Moto Guzzis are met with almost deafening apathy in this country. Generally, they’re found in three categories: wildly overpriced, ridden like a rented mule or cheap. This 1995 Moto Guzzi Sport 1100 seems to fall into the latter group. Avaialble for $4,850 here on the Moto Guzzi National Owners Club classifieds page (scroll down a bit. It was posted on 5/11), the owner notes that he’d consider a trade, and he’d ride it to your door if your door happens to be within reasonable distance of New Milford, Connecticut.

Built in Mandello del Lario and imported here in small numbers between 1995 and 2000, the 1100 Sport fell between the tail end of the original Tonti-framed LeMans and the later V11 Sports, which eventually revived the LeMans nameplate.

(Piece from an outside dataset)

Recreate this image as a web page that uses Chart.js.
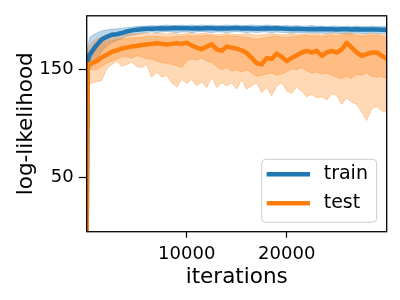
<!DOCTYPE html>
<html><head><meta charset="utf-8">
<script src="https://cdn.jsdelivr.net/npm/chart.js@4/dist/chart.umd.min.js"></script>
<style>html,body{margin:0;padding:0;background:#fff}#wrap{width:400px;height:300px}</style>
</head><body><div id="wrap"><canvas id="c" width="400" height="300"></canvas></div>
<script>
const iterations = [0,100,300,600,1000,1500,2000,2500,3000,3500,4000,4500,5000,5500,6000,6500,7000,7500,8000,8500,9000,9500,10000,10500,11000,11500,12000,12500,13000,13500,14000,14500,15000,15500,16000,16500,17000,17500,18000,18500,19000,19500,20000,20500,21000,21500,22000,22500,23000,23500,24000,24500,25000,25500,26000,26500,27000,27500,28000,28500,29000,29500,30000];

const trainMean = [0,158,164,168, 173,178,180.5,182.5,183,184,185.5,186.5,187,187.5, 188,188,188.3,188.5,188.3,188.5,188.6,188.4, 188.5,188.2,188.5,188.3,188.6,188.4,188.2,188.5,188.3,188.5, 188.6,188.3,188.4,188.2,188,188.3,188.5,188.2,188.4,188.2, 188,187.8,188,187.8,187.6,187.8,187.5,187.7,187.5,187.6, 187.4,187.6,187.5,187.3,187.5,187.3,187.4,187.2,187.3,187.1,187];
const trainLo = [0,145,150,155, 160,167,172,175,177,179,181,182,183,184, 184.5,185,184.5,185,185.5,185,184.5,185, 185,184.5,185,185.5,185,184.5,185,185,184.5,185, 185.5,185,184.5,185,184.5,185,185,184.5,185,184.5, 184.5,184,184.5,184,184,184.5,184,184,183.5,184, 184,183.5,184,183.5,184,183.5,183.5,184,183.5,183.5,183];
const trainHi = [2,170,180,182, 184,186,187,187.5,188,188.5,189,189.5,190,190.5, 190.5,191,190.5,191,191.5,191,191,191.5, 191,191.5,191,191.5,191,191.5,191,191,191.5,191, 191.5,191,191,191.5,191,191,191.5,191,191,190.5, 191,190.5,191,190.5,190.5,191,190.5,190.5,190,190.5, 190.5,190,190.5,190,190.5,190,190,190.5,190,190,190];

const testMean = [0,155,155.5,156.5, 158,161.5,164,166.5,168,169.5,170.5,171.5,172,173, 173.5,174,174.5,174,173.5,174,174.5,174, 175,172.5,170.5,169,171.5,173.5,169,167.5,171.5,170.5, 169.5,168,165.5,161,156,155,161,160,165,162, 158,161,163.5,166,167.5,166,167.5,163,166,167.5, 166,169,175,170.5,166,163,164.5,166,166,163,160];
const testInnerLo = [0,150,151,150, 150,153,156,158,160,162,162,161,163,162, 160,160,158,157,156,155,154,152, 158,160,159,161,158,157,153,150,152,149, 150,148,150,147,144,145,146,147,145,146, 148,151,150,152,149,147,148,146,147,145, 143,142,144,142,146,145,147,144,143,144,141];
const testInnerHi = [3,160,165,170, 173,175,176,177,178,178.5,179,179.5,180,180, 181,180.5,181,180.5,180,180.5,181,180.5, 182,181,181.5,181,182,181.5,181,180.5,182,181, 181,180.5,180,179,178.5,179,180,180.5,181,180, 180,180.5,181,181.5,182,181,181.5,180.5,181.5,182, 181,182,183,182.5,181.5,181,181.5,182,182,181,180];
const testOuterLo = [0,135,137,138, 139,140,151,155,158,153,155,157,153,152, 155,143,148,143,145,138,134,141, 137,141,135,139,133.5,143,133.5,138,135,138, 132,141,132,135,138,129,133.5,126,135,138, 130.5,128,134,130,125,127,124,125,122,128, 126,118,124,120,118,111,103,114,116,112,110.5];
const testOuterHi = [5,165,172,176, 179,180,181,182,182.5,183,183,183.5,183,184, 183.5,183,184,183.5,183,184,183.5,183, 183.5,184,183,183.5,184,183,182.5,183,183.5,183, 182.5,183,183.5,183,182,182.5,183,183.5,183,182.5, 183,183.5,183,182.5,183,183.5,183,182.5,183,183.5, 183,183.5,184,183.5,183,182.5,183,183.5,183,182.5,182];

const seriesLabels = ['train', 'test'];
const xTicks = [10000, 20000];
const yTicks = [50, 150];
const xTitle = 'iterations';
const yTitle = 'log-likelihood';

const BLUE = '#1f77b4', ORANGE = '#ff7f0e';
const BLUE_BAND = 'rgba(31,119,180,0.3)', ORANGE_BAND = 'rgba(255,127,14,0.3)';
const FONT = "'DejaVu Sans', sans-serif";

function pts(ys) { return iterations.map((x, i) => ({x: x, y: ys[i]})); }
function band(ys, color, fillTarget, order) {
  return {label: '', data: pts(ys), borderColor: color, backgroundColor: color, borderWidth: 1,
    pointRadius: 0, tension: 0, fill: fillTarget, order: order, clip: 0};
}

const datasets = [
  {label: seriesLabels[1], data: pts(testMean), borderColor: ORANGE, backgroundColor: ORANGE, borderWidth: 4.5,
    pointRadius: 0, tension: 0, fill: false, order: 0, clip: 0, borderJoinStyle: 'round'},
  {label: seriesLabels[0], data: pts(trainMean), borderColor: BLUE, backgroundColor: BLUE, borderWidth: 4.5,
    pointRadius: 0, tension: 0, fill: false, order: 1, clip: 0, borderJoinStyle: 'round'},
  band(testOuterLo, ORANGE_BAND, false, 3),
  band(testOuterHi, ORANGE_BAND, 2, 3),
  band(testInnerLo, ORANGE_BAND, false, 3),
  band(testInnerHi, ORANGE_BAND, 4, 3),
  band(trainLo, BLUE_BAND, false, 4),
  band(trainHi, BLUE_BAND, 6, 4)
];

const framePlugin = {
  id: 'frame',
  afterDatasetsDraw(chart) {
    const a = chart.chartArea, ctx = chart.ctx;
    ctx.save();
    ctx.strokeStyle = '#000';
    ctx.lineWidth = 1.3;
    ctx.strokeRect(a.left, a.top, a.right - a.left, a.bottom - a.top);
    ctx.restore();
  }
};

const legendPlugin = {
  id: 'mplLegend',
  afterDraw(chart) {
    const a = chart.chartArea, ctx = chart.ctx;
    const w = 115, h = 63;
    const x = a.right - 10 - w, y = a.bottom - 9.4 - h;
    ctx.save();
    ctx.beginPath();
    ctx.roundRect(x, y, w, h, 4);
    ctx.fillStyle = 'rgba(255,255,255,0.8)';
    ctx.fill();
    ctx.strokeStyle = 'rgba(204,204,204,1)';
    ctx.lineWidth = 1;
    ctx.stroke();
    const items = [chart.data.datasets[1], chart.data.datasets[0]];
    items.forEach((ds, i) => {
      const yy = y + 15 + i * 29;
      ctx.beginPath();
      ctx.strokeStyle = ds.borderColor;
      ctx.lineWidth = 4.5;
      ctx.moveTo(x + 5, yy);
      ctx.lineTo(x + 48.3, yy);
      ctx.stroke();
      ctx.fillStyle = '#000';
      ctx.font = '19px ' + FONT;
      ctx.textBaseline = 'middle';
      ctx.textAlign = 'left';
      ctx.fillText(ds.label, x + 62, yy);
    });
    ctx.restore();
  }
};

new Chart(document.getElementById('c'), {
  type: 'line',
  data: {datasets: datasets},
  options: {
    responsive: false, animation: false, devicePixelRatio: 1,
    layout: {padding: {left: 0, right: 13.3, top: 14.7, bottom: 0}},
    plugins: {legend: {display: false}, tooltip: {enabled: false}, filler: {propagate: false}},
    scales: {
      x: {
        type: 'linear', min: 0, max: 30000,
        afterBuildTicks: s => { s.ticks = xTicks.map(v => ({value: v})); },
        afterFit: s => { s.height = 68.3; },
        ticks: {font: {family: FONT, size: 18}, color: '#000', padding: 6, maxRotation: 0, autoSkip: false,
          callback: v => String(v)},
        grid: {display: true, drawOnChartArea: false, tickLength: 6, tickColor: '#000', tickWidth: 1.2},
        border: {display: false},
        title: {display: true, text: xTitle, color: '#000', font: {family: FONT, size: 21.5}, padding: {top: 0, bottom: 10}}
      },
      y: {
        type: 'linear', min: 0, max: 200,
        afterBuildTicks: s => { s.ticks = yTicks.map(v => ({value: v})); },
        afterFit: s => { s.width = 86.7; },
        ticks: {font: {family: FONT, size: 18}, color: '#000', padding: 5, autoSkip: false,
          callback: v => String(v)},
        grid: {display: true, drawOnChartArea: false, tickLength: 8, tickColor: '#000', tickWidth: 1.2},
        border: {display: false},
        title: {display: true, text: yTitle, color: '#000', font: {family: FONT, size: 21.5}, padding: {top: 14, bottom: 0}}
      }
    }
  },
  plugins: [framePlugin, legendPlugin]
});
</script>
</body></html>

These bikes — all Moto Guzzis, in fact — are an acquired taste. But once you get bitten by the Guzzi bug, it’s hard to justify any other kind of motorcycle. You find yourself defending them as if you were defending your choice to drive a 2002 Lincoln Town Car rather than a Lexus. Sure, they’re big, they’re heavy and they’re built on an antique architecture, but one twist of the throttle at idle — when that big 1100cc V-Twin tries to twist itself from under you — and every other motorcycle looks pedestrian in comparison.

They’re not quick to steer, but once you get one rolled over, it’ll hold a line whether you want it to or not. The V-twin offers 90hp, but you’ll mostly be impressed by the big, fat wad of torque down low. The common advice is to find a later, fuel injected Sport 1100 which debuted in 1996, but there’s really nothing wrong with these carbureted bikes, either. The gearbox is — again, like all Moto Guzzis — “agricultural,” and features neutrals all over the place. The design is about as timeless as a modern Italian sportbike can get, but it’s wrapped around an old-school motorcycle. The seat will have you in tears in a hundred miles, so don’t plan on riding it across the country. It’s a great backroad blaster, though.

This example looks just like the kind of bike you’d want to buy if you planned on riding a bit, rather than putting it in a climate controlled garage somewhere. Red’s the color to buy and the finish on this bike looks three feet deep. The exposed V-twin is as clean as you’d expect considering the Guzzi has covered fewer than a thousand miles a year since new. The owner suggests he’s got many more photos to share, which should illuminate some of the details you’d want to know about before buying.

For an Italian motorcycle built in not-so-great numbers, Moto Guzzi 1100 Sports are fairly bulletproof and easy to work on, without the 6,000-mile timing belt intervals of a Ducati. Once you learn its idiosyncracies, you’ll be like a Corvair owner, with 11 Guzzis parked in the garage.